Son

Corina Knoll, who came to America at the age of 2 not knowing how to hug, had feared during her pregnancy that she would see her baby as an outsider. (Christina House / For The Times / July 10, 2012)

I do not know what clothes I was wearing. Whether I'd been left in a cradle or with any note of explanation. I do not know if I cried or lay still. Looked around or slept. Minutes may have gone by. Or hours.

All the official record says is that, at about 2 months old, I was abandoned at the Nambu police station in Busan, South Korea.

Labeled a "foundling," I was taken to a countryside orphanage and given a birth date and a name -- Dong Hee Ahn. It was 1978.

After a year and a half, I was transferred to a foster home in Seoul, where a social worker noted:

Her all action development progress was slower than same aged children due to being cared at orphanage for long.

I discovered that faded, typewritten assessment years after being adopted by an attorney and a real estate agent in Cedar Rapids, Iowa, when I was 2. As a teenager, I would take the papers from my mother's desk drawer without asking and pore over them when the house was quiet.

Stark and awkward in their translation, the words were oddly comforting.

She takes rice and many other side dishes every meal time and especially likes meat, fishes and dislikes radish.... She visits her neighbor friend, gets fear a little with new one. She does simple errands, enjoys playing with toys. She likes bathing, is mild and introvert.

For a while, my adoption case history was enough, proof of an existence not remembered.

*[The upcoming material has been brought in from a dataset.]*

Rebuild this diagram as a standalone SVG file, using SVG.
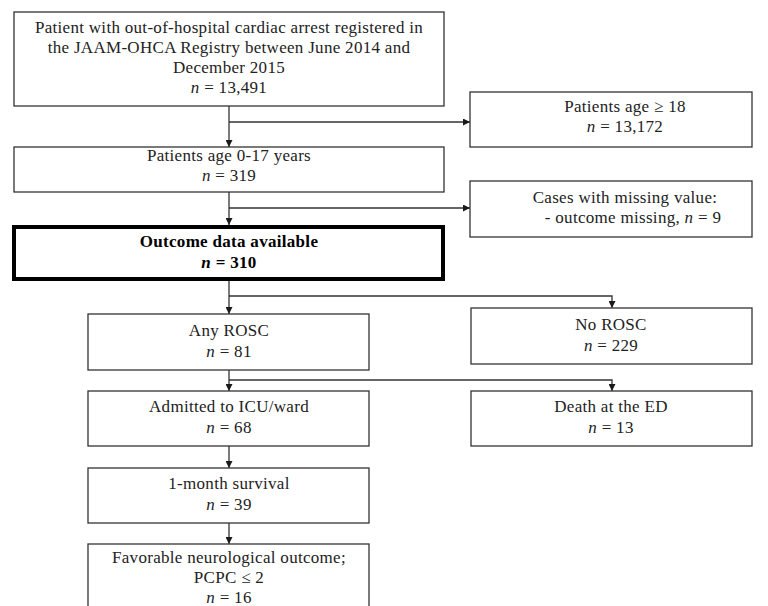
<svg xmlns="http://www.w3.org/2000/svg" width="768" height="606" viewBox="0 0 768 606">
<defs>
<marker id="arr" markerWidth="7" markerHeight="7" refX="7" refY="3.5" orient="auto" markerUnits="userSpaceOnUse">
<path d="M0,0 L7,3.5 L0,7 z" fill="#1a1a1a"/>
</marker>
<style>
.box{fill:#fff;stroke:#333;stroke-width:1.3}
.bold{fill:#fff;stroke:#000;stroke-width:4}
.t{font-family:"Liberation Serif","Times New Roman",serif;font-size:17px;letter-spacing:0.3px;fill:#222;text-anchor:middle}
.b{font-weight:bold;fill:#000}
.i{font-style:italic}
.c{fill:none;stroke:#333;stroke-width:1.3}
</style>
</defs>
<rect width="768" height="606" fill="#fff"/>
<g id="connectors">
<path class="c" d="M229,106 V147" marker-end="url(#arr)"/>
<path class="c" d="M229,122 H470" marker-end="url(#arr)"/>
<path class="c" d="M229,192 V225" marker-end="url(#arr)"/>
<path class="c" d="M229,208 H470" marker-end="url(#arr)"/>
<path class="c" d="M229,281 V314" marker-end="url(#arr)"/>
<path class="c" d="M229,296 H612 V308" marker-end="url(#arr)"/>
<path class="c" d="M229,370 V391" marker-end="url(#arr)"/>
<path class="c" d="M229,380 H612 V391" marker-end="url(#arr)"/>
<path class="c" d="M229,446 V468" marker-end="url(#arr)"/>
<path class="c" d="M229,523 V544" marker-end="url(#arr)"/>
</g>
<g id="registered">
<rect class="box" x="14" y="12" width="430" height="94"/>
<text class="t" x="229" y="33">Patient with out-of-hospital cardiac arrest registered in</text>
<text class="t" x="229" y="53">the JAAM-OHCA Registry between June 2014 and</text>
<text class="t" x="229" y="73">December 2015</text>
<text class="t" x="229" y="93"><tspan class="i">n</tspan> = 13,491</text>
</g>
<g id="age18">
<rect class="box" x="470" y="92" width="282" height="55"/>
<text class="t" x="625" y="112">Patients age ≥ 18</text>
<text class="t" x="625" y="132"><tspan class="i">n</tspan> = 13,172</text>
</g>
<g id="age017">
<rect class="box" x="14" y="147" width="430" height="45"/>
<text class="t" x="229" y="161">Patients age 0-17 years</text>
<text class="t" x="229" y="181"><tspan class="i">n</tspan> = 319</text>
</g>
<g id="missing">
<rect class="box" x="470" y="181" width="282" height="56"/>
<text class="t" x="625" y="203">Cases with missing value:</text>
<text class="t" x="633" y="223">- outcome missing, <tspan class="i">n</tspan> = 9</text>
</g>
<g id="outcome">
<rect class="bold" x="14" y="227" width="429" height="52"/>
<text class="t b" x="229" y="247">Outcome data available</text>
<text class="t b" x="229" y="268"><tspan class="i">n</tspan> = 310</text>
</g>
<g id="anyrosc">
<rect class="box" x="88" y="314" width="281" height="56"/>
<text class="t" x="229" y="336">Any ROSC</text>
<text class="t" x="229" y="357"><tspan class="i">n</tspan> = 81</text>
</g>
<g id="norosc">
<rect class="box" x="471" y="308" width="281" height="56"/>
<text class="t" x="611" y="330">No ROSC</text>
<text class="t" x="611" y="351"><tspan class="i">n</tspan> = 229</text>
</g>
<g id="admitted">
<rect class="box" x="88" y="391" width="281" height="55"/>
<text class="t" x="229" y="412">Admitted to ICU/ward</text>
<text class="t" x="229" y="433"><tspan class="i">n</tspan> = 68</text>
</g>
<g id="death">
<rect class="box" x="471" y="391" width="281" height="55"/>
<text class="t" x="611" y="412">Death at the ED</text>
<text class="t" x="611" y="433"><tspan class="i">n</tspan> = 13</text>
</g>
<g id="survival">
<rect class="box" x="88" y="468" width="281" height="55"/>
<text class="t" x="229" y="489">1-month survival</text>
<text class="t" x="229" y="510"><tspan class="i">n</tspan> = 39</text>
</g>
<g id="favorable">
<rect class="box" x="88" y="544" width="281" height="80"/>
<text class="t" x="229" y="563">Favorable neurological outcome;</text>
<text class="t" x="229" y="583">PCPC ≤ 2</text>
<text class="t" x="229" y="603"><tspan class="i">n</tspan> = 16</text>
</g>
</svg>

But when my son was born in October, the world shifted. Time, money, love -- all now were funneled through the prism of one 8-pound boy. It was as others had warned: Sacrifice and tenderness were only abstract ideas before.

With this new joy, this light, however, came the troublesome image of abandonment: Motherhood had made my early life harder to understand.

I now knew firsthand that you can miss a child who is sleeping, breathing softly, right in the next room. Those descriptions of my early years suddenly seemed lonely and void of affection.

I had been housed, but did not have a home.

Adoptees universally are told their biological parents adored them so much that they offered them up to a better life. It is a nice theory, one that has no trace of ugliness.

But even under the best of circumstances, abandonment leaves wounds.

In the fall of 1980, my new parents drove 250 miles to meet my plane in Chicago. Having adopted a Korean boy two years earlier, they were delighted to receive a girl. After an anxious wait, they finally laid eyes on a girl with wispy, dull hair who wore a red sweat shirt and a frown. They threw their arms around her.

She stood still, vacant. She had not learned how to hug.

"You were just like a doll, your arms only dangled," my mother would tell me later.

Cautious and quiet, I refused at first to engage with my older brother. At age 2, he had been left in front of a children's home in Korea, holding a box of cookies and a piece of paper with his name on it. "Please find a good family for me," it read.